# Dataset extract:

..........

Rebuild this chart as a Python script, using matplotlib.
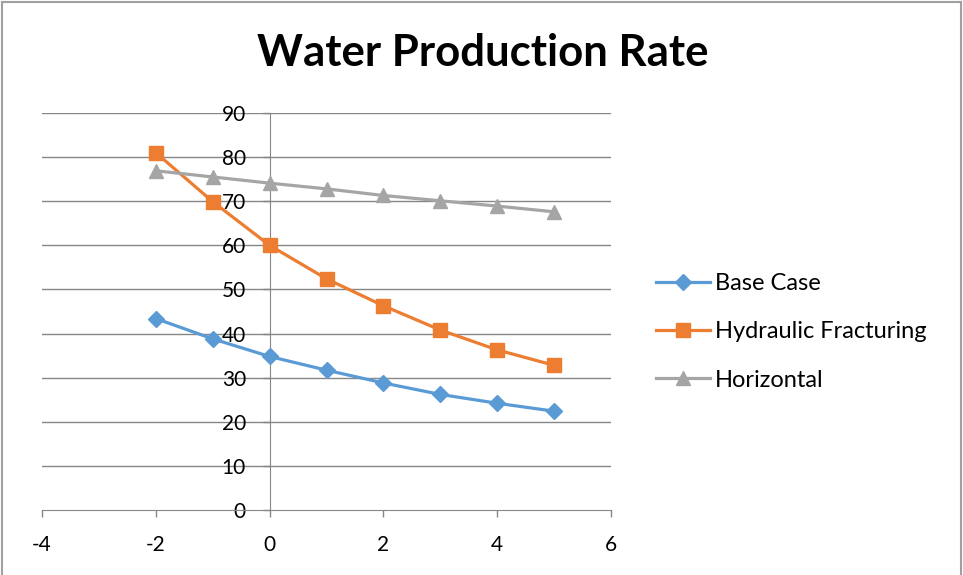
import matplotlib
matplotlib.use("Agg")
import matplotlib.pyplot as plt
from matplotlib.lines import Line2D

plt.rcParams['font.family'] = ['Lato', 'DejaVu Sans']

x = [-2, -1, 0, 1, 2, 3, 4, 5]
base_case = [43.4, 38.8, 34.8, 31.7, 28.8, 26.2, 24.2, 22.4]
hydraulic = [81.0, 69.9, 60.0, 52.4, 46.3, 40.8, 36.3, 32.8]
horizontal = [76.9, 75.5, 74.1, 72.8, 71.3, 70.1, 68.9, 67.6]
series_names = ["Base Case", "Hydraulic Fracturing", "Horizontal"]
title = "Water Production Rate"
xticks = [-4, -2, 0, 2, 4, 6]
yticks = [0, 10, 20, 30, 40, 50, 60, 70, 80, 90]

fig = plt.figure(figsize=(9.63, 5.75), dpi=100)
ax = fig.add_axes([42/963, 1-510/575, (611-42)/963, (510-113)/575])

grid_c = '#868686'
for yv in yticks[1:]:
    ax.axhline(yv, color=grid_c, lw=1.0, zorder=1)

ax.plot(x, base_case, color='#5B9BD5', lw=2.3, marker='D', ms=8.5, zorder=3, label=series_names[0])
ax.plot(x, hydraulic, color='#ED7D31', lw=2.3, marker='s', ms=10, zorder=3, label=series_names[1])
ax.plot(x, horizontal, color='#A5A5A5', lw=2.3, marker='^', ms=10.5, zorder=3, label=series_names[2])

ax.set_xlim(-4, 6)
ax.set_ylim(0, 90)
ax.set_xticks(xticks)
ax.set_yticks(yticks)
ax.set_xticklabels([str(v) for v in xticks])
ax.set_yticklabels([str(v) for v in yticks])

for s in ['top', 'right']:
    ax.spines[s].set_visible(False)
ax.spines['left'].set_position(('data', 0))
ax.spines['bottom'].set_position(('data', 0))
ax.spines['left'].set_color(grid_c)
ax.spines['bottom'].set_color(grid_c)
ax.spines['left'].set_zorder(1)
ax.tick_params(axis='both', colors=grid_c, labelcolor='black', labelsize=15, length=5, width=1)
ax.tick_params(axis='y', pad=12)
ax.tick_params(axis='x', pad=13)
ax.set_facecolor('none')

fig.text(483/963, 1-53/575, title, ha='center', va='center', fontsize=31.5, fontweight='bold')

leg = ax.legend(loc='center left', bbox_to_anchor=(656/963, 1-332/575), bbox_transform=fig.transFigure,
                frameon=False, fontsize=17, handlelength=2.3, handletextpad=0.2, labelspacing=1.15,
                borderaxespad=0, borderpad=0)

# chart border
bc = '#A0A0A0'
fig.add_artist(Line2D([1.5/963, 1.5/963], [0, 1-1.5/575], color=bc, lw=1.5, transform=fig.transFigure))
fig.add_artist(Line2D([1.5/963, 961/963], [1-1.5/575, 1-1.5/575], color=bc, lw=1.5, transform=fig.transFigure))
fig.add_artist(Line2D([961/963, 961/963], [0, 1-1.5/575], color=bc, lw=1.5, transform=fig.transFigure))

fig.savefig('out.png', dpi=100)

..........

# Problem to work on:
Return the whole listing, word for word, and leave out every picture.

# Task response:
Rebuild this chart as a Python script, using matplotlib.
import matplotlib
matplotlib.use("Agg")
import matplotlib.pyplot as plt
from matplotlib.lines import Line2D

plt.rcParams['font.family'] = ['Lato', 'DejaVu Sans']

x = [-2, -1, 0, 1, 2, 3, 4, 5]
base_case = [43.4, 38.8, 34.8, 31.7, 28.8, 26.2, 24.2, 22.4]
hydraulic = [81.0, 69.9, 60.0, 52.4, 46.3, 40.8, 36.3, 32.8]
horizontal = [76.9, 75.5, 74.1, 72.8, 71.3, 70.1, 68.9, 67.6]
series_names = ["Base Case", "Hydraulic Fracturing", "Horizontal"]
title = "Water Production Rate"
xticks = [-4, -2, 0, 2, 4, 6]
yticks = [0, 10, 20, 30, 40, 50, 60, 70, 80, 90]

fig = plt.figure(figsize=(9.63, 5.75), dpi=100)
ax = fig.add_axes([42/963, 1-510/575, (611-42)/963, (510-113)/575])

grid_c = '#868686'
for yv in yticks[1:]:
    ax.axhline(yv, color=grid_c, lw=1.0, zorder=1)

ax.plot(x, base_case, color='#5B9BD5', lw=2.3, marker='D', ms=8.5, zorder=3, label=series_names[0])
ax.plot(x, hydraulic, color='#ED7D31', lw=2.3, marker='s', ms=10, zorder=3, label=series_names[1])
ax.plot(x, horizontal, color='#A5A5A5', lw=2.3, marker='^', ms=10.5, zorder=3, label=series_names[2])

ax.set_xlim(-4, 6)
ax.set_ylim(0, 90)
ax.set_xticks(xticks)
ax.set_yticks(yticks)
ax.set_xticklabels([str(v) for v in xticks])
ax.set_yticklabels([str(v) for v in yticks])

for s in ['top', 'right']:
    ax.spines[s].set_visible(False)
ax.spines['left'].set_position(('data', 0))
ax.spines['bottom'].set_position(('data', 0))
ax.spines['left'].set_color(grid_c)
ax.spines['bottom'].set_color(grid_c)
ax.spines['left'].set_zorder(1)
ax.tick_params(axis='both', colors=grid_c, labelcolor='black', labelsize=15, length=5, width=1)
ax.tick_params(axis='y', pad=12)
ax.tick_params(axis='x', pad=13)
ax.set_facecolor('none')

fig.text(483/963, 1-53/575, title, ha='center', va='center', fontsize=31.5, fontweight='bold')

leg = ax.legend(loc='center left', bbox_to_anchor=(656/963, 1-332/575), bbox_transform=fig.transFigure,
                frameon=False, fontsize=17, handlelength=2.3, handletextpad=0.2, labelspacing=1.15,
                borderaxespad=0, borderpad=0)

# chart border
bc = '#A0A0A0'
fig.add_artist(Line2D([1.5/963, 1.5/963], [0, 1-1.5/575], color=bc, lw=1.5, transform=fig.transFigure))
fig.add_artist(Line2D([1.5/963, 961/963], [1-1.5/575, 1-1.5/575], color=bc, lw=1.5, transform=fig.transFigure))
fig.add_artist(Line2D([961/963, 961/963], [0, 1-1.5/575], color=bc, lw=1.5, transform=fig.transFigure))

fig.savefig('out.png', dpi=100)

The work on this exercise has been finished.